90.          “Qualifying works” means, “works on a building or any other premises”.  That is not a very illuminating definition.  Ms Holland reminds me of the history where, of course, the Act originally provided protection in relation to works on a building.  She says that window cleaning is not “works on a building” or “building works” because it falls more naturally in the category of “services”.   By definition, it is “cleaning”, which itself is part of “services” and not “works”. 


91.          Mr Bose says it is “works” and it is works being done “on a building”.  Window cleaning is not that different from stone cleaning, which itself is not that different from maintenance work on stone surfaces.  There is really no ground for distinguishing any form of such works that are being done, and window cleaning works, therefore, fall within the definition.

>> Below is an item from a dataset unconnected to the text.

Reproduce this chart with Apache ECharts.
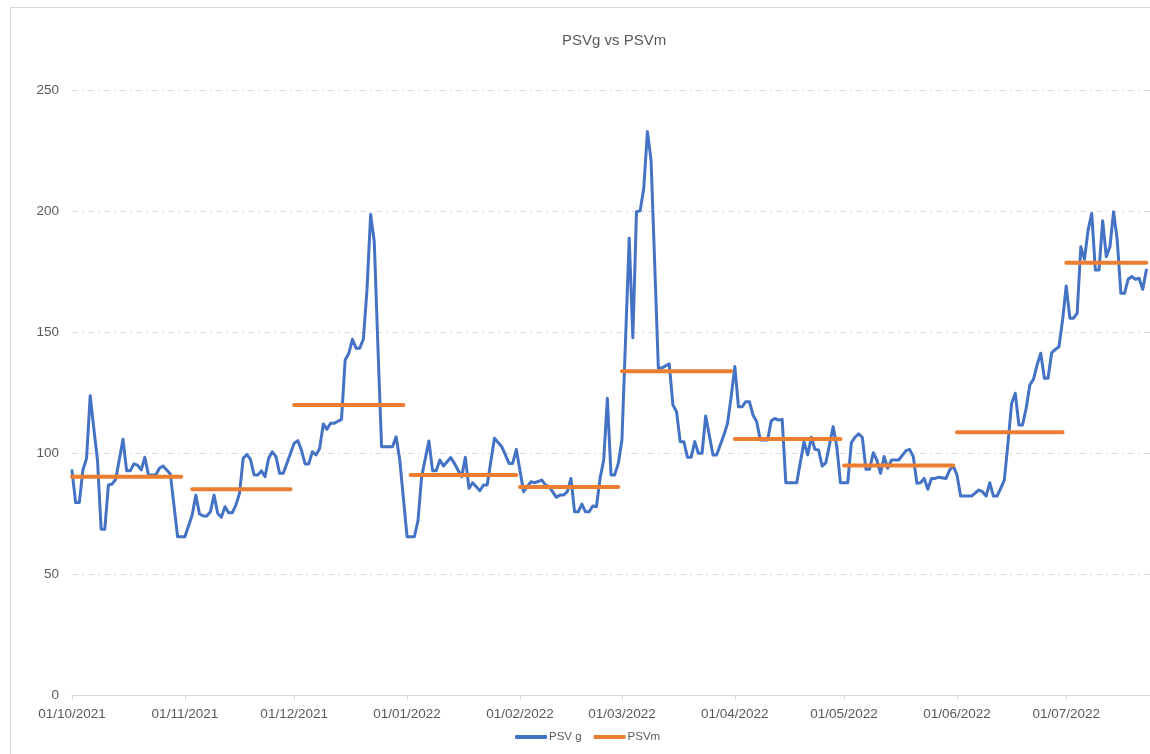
<!DOCTYPE html>
<html><head><meta charset="utf-8">
<script src="https://cdn.jsdelivr.net/npm/echarts@6/dist/echarts.min.js"></script>
<style>html,body{margin:0;padding:0;background:#fff}#c{width:1150px;height:754px}</style>
</head><body><div id="c"></div>
<script>
// Day offsets counted from 01/10/2021
const startDate = '2021-10-01';
const tickDays = [0, 31, 61, 92, 123, 151, 182, 212, 243, 273];
const tickLabels = ['01/10/2021','01/11/2021','01/12/2021','01/01/2022','01/02/2022','01/03/2022','01/04/2022','01/05/2022','01/06/2022','01/07/2022'];

const psvgDays = [0,1,2,3,4,5,6,7,8,9,10,11,12,14,15,16,17,18,19,20,21,23,24,25,26,27,29,31,33,34,35,36,37,38,39,40,41,42,43,44,45,46,47,48,49,50,51,52,53,54,55,56,57,58,59,61,62,63,64,65,66,67,68,69,70,71,72,74,75,76,77,78,79,80,81,82,83,84,85,88,89,90,92,94,95,96,98,99,100,101,102,104,105,107,108,109,110,112,113,114,116,118,119,120,121,122,124,126,127,129,130,131,133,134,135,136,137,138,139,140,141,142,143,144,145,146,147,148,149,150,151,153,154,155,156,157,158,159,161,162,164,165,166,167,168,169,170,171,172,173,174,176,177,179,180,181,182,183,184,185,186,187,188,189,191,192,193,194,195,196,199,201,202,203,204,205,206,207,209,210,211,213,214,215,216,217,218,219,220,221,222,223,224,225,227,229,230,231,232,233,234,235,236,237,238,240,241,242,243,244,247,249,250,251,252,253,254,255,256,257,258,259,260,261,262,263,264,265,266,267,268,269,270,271,272,273,274,275,276,277,278,279,280,281,282,283,284,285,286,287,288,289,290,291,292,293,294,295];
const psvgValues = [92.7,79.5,79.5,93,97.8,123.7,110,97,68.5,68.5,86.8,87.2,89.1,105.7,92.7,92.7,95.5,95,93,98.2,90.9,90.9,93.7,94.6,93,91.3,65.4,65.4,74.4,82.6,74.8,74,74,75.7,82.6,75.1,73.4,77.8,75.3,75.3,78.5,83.3,97.8,99.4,97.4,90.9,90.9,92.6,90.2,97.8,100.5,98.5,91.6,91.6,95.7,104,105.1,101.2,95.5,95.5,100.5,99.2,101.9,112,109.8,112.3,112.3,113.9,138.4,141.2,147,143.3,143.3,147,167.4,198.6,187.3,143.9,102.6,102.6,106.7,97.1,65.4,65.4,72,90.2,105,92.7,92.7,97.1,94.6,98.1,95.7,90.2,98.2,85.4,87.7,84.4,86.8,86.8,106.1,102.6,99.2,95.7,95.7,101.5,84,88.1,87.7,88.8,86.8,86.1,81.7,82.6,82.6,84,89.5,75.7,75.7,78.9,75.7,75.7,78.1,77.8,89.5,97.1,122.6,90.9,90.9,95.7,105.4,188.7,147.6,199.7,200.1,209.4,232.8,221,135,135.2,136.8,119.8,117.1,104.7,104.7,98.2,98.2,104.7,99.9,99.9,115.3,99.2,99.2,107.4,112.3,123.3,135.7,119.1,119.1,121.2,121.2,115.7,112.9,105.4,105.4,113.3,114.3,113.6,113.9,87.7,87.7,104.7,99.2,106.5,101.5,101.2,94.6,96,110.9,102.6,87.7,87.7,104.3,106.5,107.9,106.5,93.3,93.3,100.1,97.1,91.6,98.5,93.7,97.1,97.1,101,101.5,98.5,87.5,87.7,89.5,85,89.5,89.5,90,89.5,93,94.6,90.9,82.2,82.2,84.7,84,82.2,87.7,82.2,82.2,85.4,88.8,104,120.5,124.7,111.6,111.6,118.5,128.1,130.4,136.4,141.2,130.9,130.9,141.4,142.8,143.9,155,169,155.7,155.7,157.7,185.2,180,192.1,199,175.6,175.6,196,181.1,185.2,199.7,188,166,166,171.8,172.9,171.8,172.2,167.6,175.6];

const psvmStartDays = [0, 33, 61, 93, 123, 151, 182, 212, 243, 273];
const psvmEndDays   = [30, 60, 91, 122, 150, 181, 211, 242, 272, 295];
const psvmValues    = [90.2, 85.0, 119.8, 90.9, 86.0, 133.8, 105.8, 94.8, 108.6, 178.6];

const psvgData = psvgDays.map((d, i) => [d, psvgValues[i]]);
const psvmData = [];
psvmValues.forEach((v, i) => {
  psvmData.push([psvmStartDays[i], v]);
  psvmData.push([psvmEndDays[i], v]);
  psvmData.push([psvmEndDays[i] + 0.5, '-']);
});

const FONT = '"Liberation Sans", Arial, sans-serif';
const chart = echarts.init(document.getElementById('c'));
chart.setOption({
  animation: false,
  backgroundColor: '#ffffff',
  title: {
    text: 'PSVg vs PSVm', left: 557, top: 28,
    textStyle: { fontFamily: FONT, fontSize: 15, fontWeight: 'normal', color: '#595959' }
  },
  graphic: [{
    type: 'rect', silent: true, z: -10,
    shape: { x: 10.5, y: 7.5, width: 1300, height: 1000 },
    style: { fill: 'none', stroke: '#d9d9d9', lineWidth: 1 }
  }],
  legend: {
    left: 515, top: 731, padding: 0,
    icon: 'roundRect', itemWidth: 32, itemHeight: 4, itemGap: 12,
    textStyle: { fontFamily: FONT, fontSize: 11.5, color: '#595959', padding: [0, 0, 0, -3] },
    data: ['PSV g', 'PSVm']
  },
  grid: { left: 72, right: 0, top: 90, bottom: 59, containLabel: false },
  xAxis: {
    type: 'value', min: 0, max: 296,
    axisLine: { show: true, lineStyle: { color: '#d9d9d9', width: 1 } },
    axisTick: { show: true, customValues: tickDays, length: 5, lineStyle: { color: '#d9d9d9' } },
    axisLabel: {
      customValues: tickDays, margin: 12.5, fontFamily: FONT, fontSize: 13.5, color: '#595959',
      formatter: v => tickLabels[tickDays.indexOf(v)] || ''
    },
    splitLine: { show: false }
  },
  yAxis: {
    type: 'value', min: 0, max: 250, interval: 50,
    axisLine: { show: false }, axisTick: { show: false },
    axisLabel: { margin: 13, fontFamily: FONT, fontSize: 13.5, color: '#595959' },
    splitLine: { show: true, lineStyle: { color: '#d9d9d9', width: 1, type: [6, 4, 2, 4] } }
  },
  series: [
    {
      name: 'PSV g', type: 'line', data: psvgData, showSymbol: false, symbol: 'none',
      lineStyle: { color: '#4472C4', width: 3, join: 'round', cap: 'round' },
      itemStyle: { color: '#4472C4' }, z: 2
    },
    {
      name: 'PSVm', type: 'line', data: psvmData, showSymbol: false, symbol: 'none', connectNulls: false,
      lineStyle: { color: '#ED7D31', width: 4, cap: 'round' },
      itemStyle: { color: '#ED7D31' }, z: 3
    }
  ]
});
</script>
</body></html>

92.          It is again a short point and a matter of impression.  I prefer Ms Holland’s argument. Window cleaning may be “work” and even “work on a building” but it is not, in my judgment, “works on a building”.   Works on a building comprise matters that one would naturally regard as being “building works” and it does not seem to me that window cleaning naturally falls within that concept.


93.          I therefore find that on that issue, Ms Holland is correct and consequently this was not a contract for “qualifying works”.  It follows that the question of the imposition of the cap on any expenditure does not arise.


Conclusion


94.           I will therefore make such order as counsel are agreed flows from my above findings.   As requested, I will also make an order under Section 20C of the Act, in respect of one-third of the Claimant’s costs.